Posh Chardonnay? Whitey compares two 2016 releases: one from WA’s Margaret River wine region and the other from alongside Tasmania’s Derwent River.

Aug 31, 2017, updated Aug 31, 2017
The two Australian wines alongside a much cheaper bottle from the south of France. Photo: Philip White

The two Australian wines alongside a much cheaper bottle from the south of France. Photo: Philip White

Moss Wood Wilyabrup Margaret River Chardonnay 2016
($65; 13.5% alcohol; screw cap)

Toasty and roasted like cinder (or honeycomb) toffee, this aroma seems unlikely for a wine of such junior age and modest alcohol with a big number like that on the most important little sticker. It also has a hint of rubbing alcohol, or a liniment approaching wintergreen, and Lucas’ Papaw Ointment.

If there’s an obvious fresh fruit, which there isn’t, I suspect it’d be along the lines of ripe pineapple or jackfruit, but while it reaches in that direction, it never quite gets there. Then again, maybe this train already passed that station, in which instance it went too quick. To drink, it’s gooey and gloopy. If you don’t like acid, this could be a reassuring, perhaps even comforting wine. It’s soft. Caramel.

Unless you’re talking of the stripes in the ticking cloth of the old feather mattress cover, it’s not what my colleagues would call linear wine, but more like the feathers and fluffy down inside that sack. It’s a sort of dry wine for the sweet wine lover or the Yellow Chartreuse fetishist or Strega nut. It doesn’t make me hungry, but it handled well the eggs of some Mensa-level Rhode Island reds fried runny with melted tart cheddar, grilled botrytis-infected tomatoes, fresh tarragon and Trinidad scorpions.

The poor thing was unlucky in that while I tasted it a bottle of Domaine La Serre Languedoc Picpoul de Pinet 2015 sat open in the fridge. This unoaked south-of-France slice of flesh seemed to be all the things the Moss Wood didn’t quite achieve and it’s $12 a bottle at Vintage Cellars. Grrrrr.

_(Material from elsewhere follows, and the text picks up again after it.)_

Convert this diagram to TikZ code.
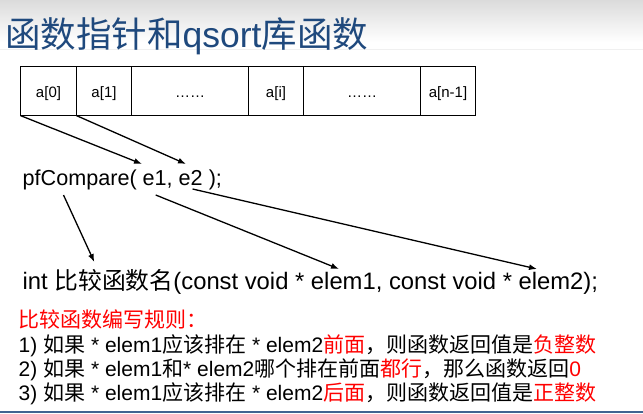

Stefano Lubiana Tasmania Chardonnay 2016
($48; 13.5% alcohol; screw cap)

This is a fine linear wine: clean, bright, tight and Chardonnay-like. It has the acrid dusty reek of smashed bluestone and dry hempen theatre flies. It prickles the nose and makes it twitch. It has hints of pear and white furry peach, very lightly poached and drenched in pale zabaglione with fresh juniper berries.

It is a dainty, pointy, determined drink of a finesse scarcely reached by this variety anywhere outside of Burgundy. It has the appropriate corset of fine French oak, supportive, but only just on. It makes me think of lots of food, like yellow squid curry, kedgeree, big wild chicken in cider with shallots and tarragon, or fresh marron whole on the coals. It makes me dribble.

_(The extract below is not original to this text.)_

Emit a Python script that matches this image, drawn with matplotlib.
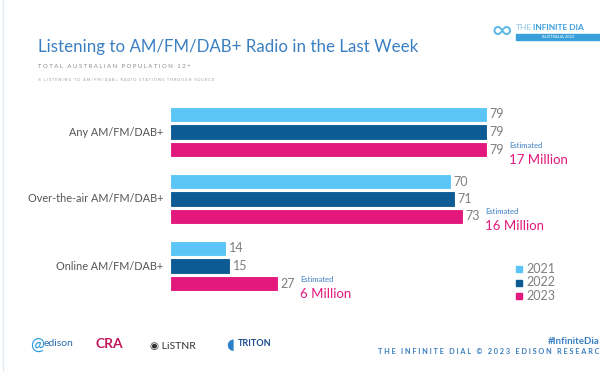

That’s the bouquet. The swallowing part is all that, with a neat little puddle of butterscotch and barley sugar left sitting innocently in the tiny dub in the middle of the tongue, while the sides of that lovely muscle twitch and ooze with the tickle of the acid. I love a tickle of acid. And then there’s the faintest hint of a dry-ish marmalade of cumquat, bergamot and ginger lurking around so furtively you can’t resist taking another modest slurp just to make sure. Yep, they’re all there. There, there.

This wine is certified organic but Steve and Monique Lubiana apply biodynamic principles and methods to pretty much everything they grow, make and ingest there in their heaven on the Derwent.

If this came from Burgundy, you could double or treble that price. She’s a baby, but a bewdy.